Objectives and competences
- To understand the principles, the fundamentals and the importance of packaging systems in the supply chain of food
- To know the major packaging systems for foods and beverages in what concerns the materials, properties and their relationship with the foods quality, safety and shelf-life and performance along the supply chain
- To design evaluation schemes and to interpret laboratory results in order to select optimized packaging systems
- To have an overview of physical, mechanical and chemical properties of the materials
- To understand the impact of packaging on the safety of the food product and the role regarding food security
- To understand the principles of the legislation and the procedures needed for safety assurance and compliance demonstration
- To know and apply mathematical simulation techniques to estimate the product shelf life
- To understand the principles applicable to packaging in order answering to sustainability and circulability requirements
Teaching Methodologies
The course is structured in theoretical, exercises resolution and laboratory classes. In the theoretical classes the fundamental concepts of the different packaging materials and systems and their performance, are presented. In all topics of the syllabus, special topics are targeted in exercises involving further readings and analyses of information, handling legislation documents or calculation exercises. Shelf-life exercises to be solved through mathematics are provided. Laboratory practices are developed focusing the basic materials properties, such as identification, permeability and migration testing.

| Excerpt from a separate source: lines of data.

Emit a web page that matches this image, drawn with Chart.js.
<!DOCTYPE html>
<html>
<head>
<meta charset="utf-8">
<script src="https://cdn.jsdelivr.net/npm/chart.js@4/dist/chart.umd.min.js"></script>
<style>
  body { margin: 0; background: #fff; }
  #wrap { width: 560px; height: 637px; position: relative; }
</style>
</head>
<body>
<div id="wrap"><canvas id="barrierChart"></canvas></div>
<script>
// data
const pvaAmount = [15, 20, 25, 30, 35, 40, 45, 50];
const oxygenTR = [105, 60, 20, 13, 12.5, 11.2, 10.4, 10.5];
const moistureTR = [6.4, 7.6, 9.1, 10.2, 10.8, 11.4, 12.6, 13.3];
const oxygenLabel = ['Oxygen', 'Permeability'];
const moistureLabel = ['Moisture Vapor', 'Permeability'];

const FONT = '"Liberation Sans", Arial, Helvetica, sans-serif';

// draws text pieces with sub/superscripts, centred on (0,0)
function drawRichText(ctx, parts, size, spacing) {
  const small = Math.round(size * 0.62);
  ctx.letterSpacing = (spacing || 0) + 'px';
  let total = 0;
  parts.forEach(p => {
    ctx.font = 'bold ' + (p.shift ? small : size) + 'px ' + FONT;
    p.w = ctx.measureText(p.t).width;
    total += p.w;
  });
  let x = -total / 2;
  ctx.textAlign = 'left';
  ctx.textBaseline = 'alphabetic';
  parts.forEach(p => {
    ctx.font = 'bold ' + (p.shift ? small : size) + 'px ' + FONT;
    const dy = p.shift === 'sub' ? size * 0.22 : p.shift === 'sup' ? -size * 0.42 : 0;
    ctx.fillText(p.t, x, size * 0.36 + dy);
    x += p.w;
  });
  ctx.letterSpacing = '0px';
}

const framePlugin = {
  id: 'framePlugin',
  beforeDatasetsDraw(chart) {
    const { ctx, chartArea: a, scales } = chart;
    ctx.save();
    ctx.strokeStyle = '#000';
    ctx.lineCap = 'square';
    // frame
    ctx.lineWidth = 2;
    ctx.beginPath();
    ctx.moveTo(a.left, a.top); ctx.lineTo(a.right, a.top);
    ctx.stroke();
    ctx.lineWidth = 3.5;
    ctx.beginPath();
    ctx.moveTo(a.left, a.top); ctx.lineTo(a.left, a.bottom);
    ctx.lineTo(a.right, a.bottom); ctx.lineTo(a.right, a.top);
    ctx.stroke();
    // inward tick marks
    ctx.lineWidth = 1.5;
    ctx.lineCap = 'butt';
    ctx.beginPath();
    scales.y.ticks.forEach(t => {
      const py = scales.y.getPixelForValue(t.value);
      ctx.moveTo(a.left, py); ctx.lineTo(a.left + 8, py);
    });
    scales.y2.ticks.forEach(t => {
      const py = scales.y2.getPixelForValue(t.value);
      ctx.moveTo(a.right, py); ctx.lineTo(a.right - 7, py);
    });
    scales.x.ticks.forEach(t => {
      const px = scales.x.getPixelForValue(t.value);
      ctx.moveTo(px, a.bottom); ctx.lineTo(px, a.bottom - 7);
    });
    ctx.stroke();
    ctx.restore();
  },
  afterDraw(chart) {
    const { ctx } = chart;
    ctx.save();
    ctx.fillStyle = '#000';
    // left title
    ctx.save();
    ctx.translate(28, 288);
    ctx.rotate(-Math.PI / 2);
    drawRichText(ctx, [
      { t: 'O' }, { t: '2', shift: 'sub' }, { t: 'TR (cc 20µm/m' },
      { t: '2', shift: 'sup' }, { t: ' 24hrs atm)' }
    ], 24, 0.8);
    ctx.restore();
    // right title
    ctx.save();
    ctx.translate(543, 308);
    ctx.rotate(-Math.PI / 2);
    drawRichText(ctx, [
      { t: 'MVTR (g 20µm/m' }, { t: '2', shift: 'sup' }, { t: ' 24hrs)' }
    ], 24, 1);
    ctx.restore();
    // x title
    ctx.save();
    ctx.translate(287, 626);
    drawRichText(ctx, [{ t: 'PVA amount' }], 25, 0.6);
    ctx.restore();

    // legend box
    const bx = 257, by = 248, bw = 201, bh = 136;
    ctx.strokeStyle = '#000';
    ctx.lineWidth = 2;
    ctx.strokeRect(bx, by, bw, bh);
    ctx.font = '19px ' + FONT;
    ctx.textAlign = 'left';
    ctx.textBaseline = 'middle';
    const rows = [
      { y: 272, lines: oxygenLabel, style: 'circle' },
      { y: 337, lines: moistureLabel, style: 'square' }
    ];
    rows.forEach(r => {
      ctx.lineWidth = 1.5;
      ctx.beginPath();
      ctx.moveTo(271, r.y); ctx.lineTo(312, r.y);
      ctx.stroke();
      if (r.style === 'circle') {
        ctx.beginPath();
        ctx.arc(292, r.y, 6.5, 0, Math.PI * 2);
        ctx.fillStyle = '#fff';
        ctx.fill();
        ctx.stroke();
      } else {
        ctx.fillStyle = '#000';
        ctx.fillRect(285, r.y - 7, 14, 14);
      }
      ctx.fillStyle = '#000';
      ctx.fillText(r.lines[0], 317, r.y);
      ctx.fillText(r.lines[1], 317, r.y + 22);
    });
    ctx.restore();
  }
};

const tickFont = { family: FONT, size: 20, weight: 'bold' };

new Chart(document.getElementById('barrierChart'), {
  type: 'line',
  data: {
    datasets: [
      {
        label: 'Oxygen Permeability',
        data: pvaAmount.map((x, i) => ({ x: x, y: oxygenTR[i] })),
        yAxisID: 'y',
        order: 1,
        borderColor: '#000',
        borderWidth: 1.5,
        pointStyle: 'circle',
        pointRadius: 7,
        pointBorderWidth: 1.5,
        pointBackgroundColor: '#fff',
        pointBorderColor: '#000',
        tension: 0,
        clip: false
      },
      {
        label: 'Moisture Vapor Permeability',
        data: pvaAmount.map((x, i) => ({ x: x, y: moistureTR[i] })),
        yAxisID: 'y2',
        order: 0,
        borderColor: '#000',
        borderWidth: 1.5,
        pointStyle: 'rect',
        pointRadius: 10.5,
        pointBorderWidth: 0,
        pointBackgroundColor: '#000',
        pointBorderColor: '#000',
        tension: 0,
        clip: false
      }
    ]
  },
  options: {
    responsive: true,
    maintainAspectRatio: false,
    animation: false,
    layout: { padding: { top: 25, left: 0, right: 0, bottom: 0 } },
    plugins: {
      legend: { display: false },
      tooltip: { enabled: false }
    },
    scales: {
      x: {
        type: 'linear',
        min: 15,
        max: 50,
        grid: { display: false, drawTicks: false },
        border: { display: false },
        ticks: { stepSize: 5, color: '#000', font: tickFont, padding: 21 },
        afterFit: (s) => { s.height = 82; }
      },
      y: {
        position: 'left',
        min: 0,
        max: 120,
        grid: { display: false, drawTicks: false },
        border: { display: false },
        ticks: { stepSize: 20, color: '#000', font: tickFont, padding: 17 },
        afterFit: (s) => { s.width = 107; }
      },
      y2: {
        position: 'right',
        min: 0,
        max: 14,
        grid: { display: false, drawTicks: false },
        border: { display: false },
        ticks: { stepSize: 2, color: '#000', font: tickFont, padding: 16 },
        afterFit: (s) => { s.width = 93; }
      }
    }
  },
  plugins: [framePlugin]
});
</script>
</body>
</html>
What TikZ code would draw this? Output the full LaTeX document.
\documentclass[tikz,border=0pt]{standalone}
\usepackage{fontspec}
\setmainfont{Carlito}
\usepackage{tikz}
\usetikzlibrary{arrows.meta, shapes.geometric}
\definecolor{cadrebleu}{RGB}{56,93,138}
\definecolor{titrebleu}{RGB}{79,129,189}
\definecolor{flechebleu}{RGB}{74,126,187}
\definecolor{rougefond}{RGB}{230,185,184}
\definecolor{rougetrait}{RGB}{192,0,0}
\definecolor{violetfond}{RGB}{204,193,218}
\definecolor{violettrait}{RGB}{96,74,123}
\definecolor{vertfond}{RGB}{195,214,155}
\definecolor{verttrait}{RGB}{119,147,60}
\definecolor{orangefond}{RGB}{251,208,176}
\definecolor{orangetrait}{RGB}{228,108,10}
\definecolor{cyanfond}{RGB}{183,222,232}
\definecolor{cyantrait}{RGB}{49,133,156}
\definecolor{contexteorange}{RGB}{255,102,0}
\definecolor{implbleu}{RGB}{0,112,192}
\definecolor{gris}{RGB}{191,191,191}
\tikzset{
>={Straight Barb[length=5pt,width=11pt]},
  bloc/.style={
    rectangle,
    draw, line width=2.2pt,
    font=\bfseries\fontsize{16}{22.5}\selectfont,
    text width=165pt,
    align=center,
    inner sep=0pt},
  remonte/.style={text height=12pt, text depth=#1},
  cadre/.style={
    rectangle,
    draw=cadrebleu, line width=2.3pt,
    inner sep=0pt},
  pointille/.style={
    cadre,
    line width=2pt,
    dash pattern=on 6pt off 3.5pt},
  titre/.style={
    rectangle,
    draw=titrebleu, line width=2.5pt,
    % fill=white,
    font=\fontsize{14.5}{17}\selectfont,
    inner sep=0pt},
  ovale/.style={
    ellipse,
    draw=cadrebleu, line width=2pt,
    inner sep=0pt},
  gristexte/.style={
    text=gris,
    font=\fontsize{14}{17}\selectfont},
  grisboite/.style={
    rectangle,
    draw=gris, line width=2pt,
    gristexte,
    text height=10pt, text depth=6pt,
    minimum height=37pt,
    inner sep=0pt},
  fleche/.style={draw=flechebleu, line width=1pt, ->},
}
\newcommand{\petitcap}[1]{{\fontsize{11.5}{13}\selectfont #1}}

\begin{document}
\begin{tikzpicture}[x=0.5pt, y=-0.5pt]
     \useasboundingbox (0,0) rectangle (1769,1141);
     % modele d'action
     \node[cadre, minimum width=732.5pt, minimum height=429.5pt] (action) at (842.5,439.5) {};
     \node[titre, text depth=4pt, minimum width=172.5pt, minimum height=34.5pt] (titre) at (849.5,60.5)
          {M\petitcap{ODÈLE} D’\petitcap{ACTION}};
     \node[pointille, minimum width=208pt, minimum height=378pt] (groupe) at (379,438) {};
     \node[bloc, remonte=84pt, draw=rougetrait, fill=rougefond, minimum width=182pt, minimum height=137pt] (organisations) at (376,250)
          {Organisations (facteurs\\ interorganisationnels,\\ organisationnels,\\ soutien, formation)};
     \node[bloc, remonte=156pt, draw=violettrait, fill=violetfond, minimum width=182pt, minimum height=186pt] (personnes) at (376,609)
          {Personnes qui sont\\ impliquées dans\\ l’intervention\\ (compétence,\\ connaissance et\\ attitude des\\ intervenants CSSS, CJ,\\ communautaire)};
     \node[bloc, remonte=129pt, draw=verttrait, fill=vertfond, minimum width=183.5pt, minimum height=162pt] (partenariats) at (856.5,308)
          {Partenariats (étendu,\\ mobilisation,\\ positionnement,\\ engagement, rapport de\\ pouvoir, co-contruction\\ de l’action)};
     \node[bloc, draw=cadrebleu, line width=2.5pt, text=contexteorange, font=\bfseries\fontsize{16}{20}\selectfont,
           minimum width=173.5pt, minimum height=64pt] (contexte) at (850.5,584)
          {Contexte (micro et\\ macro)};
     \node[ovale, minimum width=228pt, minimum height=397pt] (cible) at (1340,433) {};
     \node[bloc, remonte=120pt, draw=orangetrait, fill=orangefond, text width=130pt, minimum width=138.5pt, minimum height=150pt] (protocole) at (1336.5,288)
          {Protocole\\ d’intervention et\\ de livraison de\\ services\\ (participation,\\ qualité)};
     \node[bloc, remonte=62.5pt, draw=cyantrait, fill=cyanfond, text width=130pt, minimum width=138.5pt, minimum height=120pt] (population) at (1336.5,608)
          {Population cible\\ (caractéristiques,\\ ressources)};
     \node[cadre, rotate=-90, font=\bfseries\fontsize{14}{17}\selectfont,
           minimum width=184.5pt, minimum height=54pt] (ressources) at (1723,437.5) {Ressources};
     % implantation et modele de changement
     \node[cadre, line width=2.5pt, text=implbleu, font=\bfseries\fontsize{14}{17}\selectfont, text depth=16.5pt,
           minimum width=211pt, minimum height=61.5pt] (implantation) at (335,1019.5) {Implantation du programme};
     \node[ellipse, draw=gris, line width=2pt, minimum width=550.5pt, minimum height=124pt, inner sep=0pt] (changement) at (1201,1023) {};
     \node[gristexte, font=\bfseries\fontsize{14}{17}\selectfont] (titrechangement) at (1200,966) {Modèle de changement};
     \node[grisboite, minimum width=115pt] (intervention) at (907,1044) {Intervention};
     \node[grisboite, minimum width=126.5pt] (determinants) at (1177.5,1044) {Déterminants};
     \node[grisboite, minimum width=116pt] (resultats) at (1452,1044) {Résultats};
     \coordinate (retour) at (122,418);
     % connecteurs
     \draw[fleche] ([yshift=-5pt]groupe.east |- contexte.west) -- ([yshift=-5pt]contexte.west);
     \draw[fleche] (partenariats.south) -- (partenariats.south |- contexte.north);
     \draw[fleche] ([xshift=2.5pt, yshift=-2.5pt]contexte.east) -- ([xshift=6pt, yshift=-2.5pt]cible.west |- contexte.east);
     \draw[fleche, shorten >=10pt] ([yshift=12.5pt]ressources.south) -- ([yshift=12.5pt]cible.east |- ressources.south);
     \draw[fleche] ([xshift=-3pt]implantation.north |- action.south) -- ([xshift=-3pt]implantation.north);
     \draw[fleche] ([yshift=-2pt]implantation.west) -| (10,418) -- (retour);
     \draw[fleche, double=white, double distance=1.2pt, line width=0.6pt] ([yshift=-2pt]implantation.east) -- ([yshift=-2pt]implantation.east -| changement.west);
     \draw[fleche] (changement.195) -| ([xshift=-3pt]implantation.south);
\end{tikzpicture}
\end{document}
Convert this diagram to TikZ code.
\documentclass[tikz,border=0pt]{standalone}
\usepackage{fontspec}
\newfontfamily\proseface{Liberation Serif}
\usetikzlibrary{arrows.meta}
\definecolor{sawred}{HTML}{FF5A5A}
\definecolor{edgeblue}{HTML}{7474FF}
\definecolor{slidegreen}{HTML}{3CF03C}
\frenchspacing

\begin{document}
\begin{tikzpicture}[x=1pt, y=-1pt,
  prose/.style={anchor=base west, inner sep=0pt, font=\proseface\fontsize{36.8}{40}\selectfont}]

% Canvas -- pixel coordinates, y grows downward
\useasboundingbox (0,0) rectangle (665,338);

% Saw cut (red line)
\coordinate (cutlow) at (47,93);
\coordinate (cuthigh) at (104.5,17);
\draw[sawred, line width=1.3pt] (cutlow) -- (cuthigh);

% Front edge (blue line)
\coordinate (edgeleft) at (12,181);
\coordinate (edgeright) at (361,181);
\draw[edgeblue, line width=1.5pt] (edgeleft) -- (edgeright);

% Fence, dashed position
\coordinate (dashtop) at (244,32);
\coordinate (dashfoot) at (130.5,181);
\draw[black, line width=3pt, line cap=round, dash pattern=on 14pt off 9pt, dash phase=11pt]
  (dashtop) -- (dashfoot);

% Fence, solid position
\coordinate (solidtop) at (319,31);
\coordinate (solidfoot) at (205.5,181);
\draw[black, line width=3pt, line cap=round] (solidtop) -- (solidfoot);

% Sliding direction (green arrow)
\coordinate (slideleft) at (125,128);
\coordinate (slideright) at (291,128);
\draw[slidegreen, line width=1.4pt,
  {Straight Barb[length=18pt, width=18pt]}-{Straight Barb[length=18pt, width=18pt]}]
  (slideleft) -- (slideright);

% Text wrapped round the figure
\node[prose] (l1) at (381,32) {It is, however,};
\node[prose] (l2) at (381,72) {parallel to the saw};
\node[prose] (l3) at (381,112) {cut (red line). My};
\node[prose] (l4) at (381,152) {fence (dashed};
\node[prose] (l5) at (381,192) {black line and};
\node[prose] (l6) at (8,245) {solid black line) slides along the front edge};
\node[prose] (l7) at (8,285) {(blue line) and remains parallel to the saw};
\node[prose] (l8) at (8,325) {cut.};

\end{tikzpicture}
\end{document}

The students are asked to prepare a mini project (report + oral presentation) regarding a packaging innovation, developed through bibliographic survey.
Syllabus
Lectures
1. Introduction
2. Impact on the environment: sustainability, circulability, recycling and life cycle assessment
3. Packaging: glass, metal, paper and board and plastic: Types, closure systems, Raw-materials and composition, Properties and uses
4. Packaging and Preservation technologies
5. Food contact materials: Chemical hazards Overall and specific migration Legislation and guidelines
6. Shelf-life: Degradation reactions, Factors affecting shelf-life, temperature, light,oxygen, aw, packaging, Protection requirements, Shelf life estimation, mathematical simulation
7. New materials: active and intelligent
8. Human factors and packaging
Tutorials, Supervised and Laboratories
Exercises on interaction between packaging and food, legislation application and shelf-life estimation.
Physical characterisation of materials, permeability testing, migration determination and analyses of materials composition.